Interface characteristics of spin-on-dielectric SiO_x-buffered passivation layers for AlGaN/GaN high electron mobility transistors

To reveal the cause for significant enhancement of dc current performance of the AlGaN/GaN high electron mobility transistors (HEMTs) with the spin-on-dielectric (SOD) SiO_x-buffered passivation structure compared to the conventional Si₃N₄ passivation deposited by plasma-enhanced vapor deposition (PECVD), we characterized the passivation interfaces using the cross-sectional transmission electron microscopy, cathodoluminescence, capacitance-voltage (C-V) characterizations, and Hall-effect measurements. The interface state density of PECVD Si₃N₄ passivation was in the range of 10¹²-10¹³ cm^{- 2} eV^{- 1}, which is one-order higher than that of the SOD (10¹¹-10¹² cm^{- 2} eV^{- 1}) as measured by C-V measurements from the metal-insulator-semiconductor capacitors.
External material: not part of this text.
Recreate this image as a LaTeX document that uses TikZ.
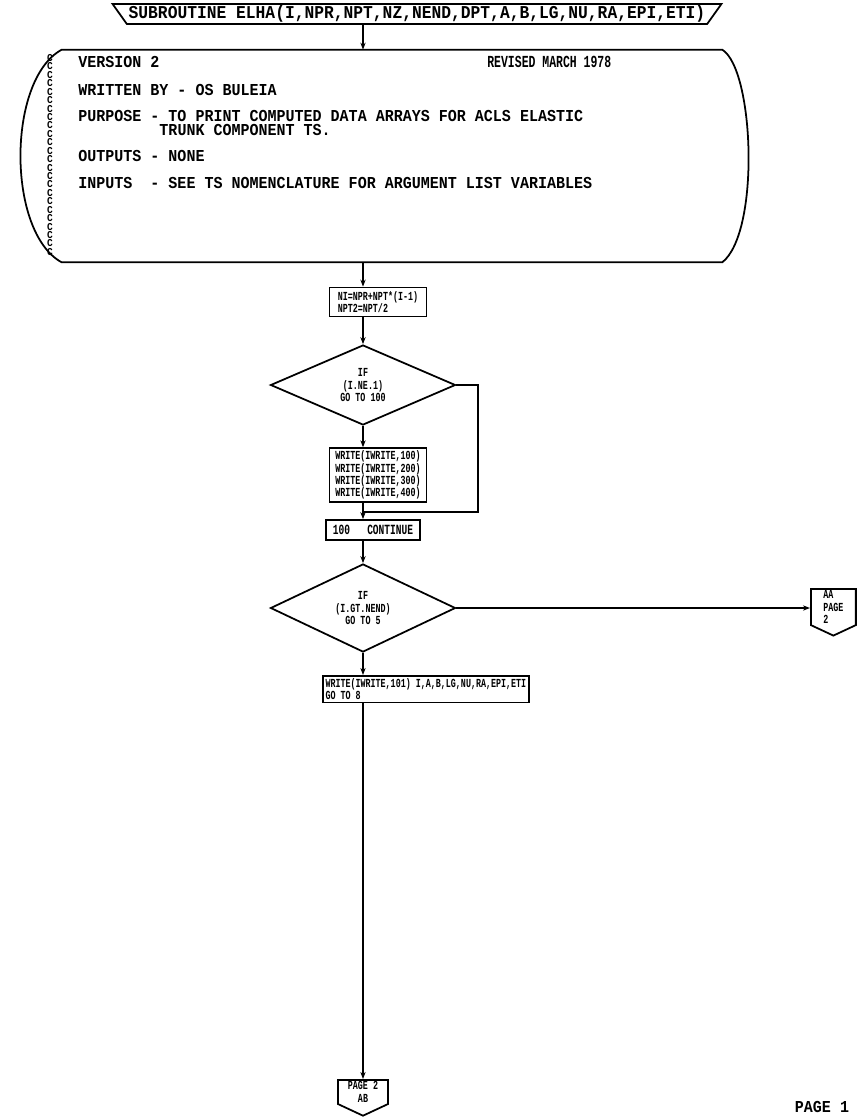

Higher density of effective oxide charge density (especially dominant contribution of ionic mobile charge) was also derived from the PECVD Si₃N₄ passivation. A well-resolved reduction of the electron Hall mobility of the Si₃N₄ passivation compared to that of the perhydropolysilazane SOD passivation, which can be due to the higher-density interface states and trap charges, can answer the relative dc current collapse of our HEMT devices.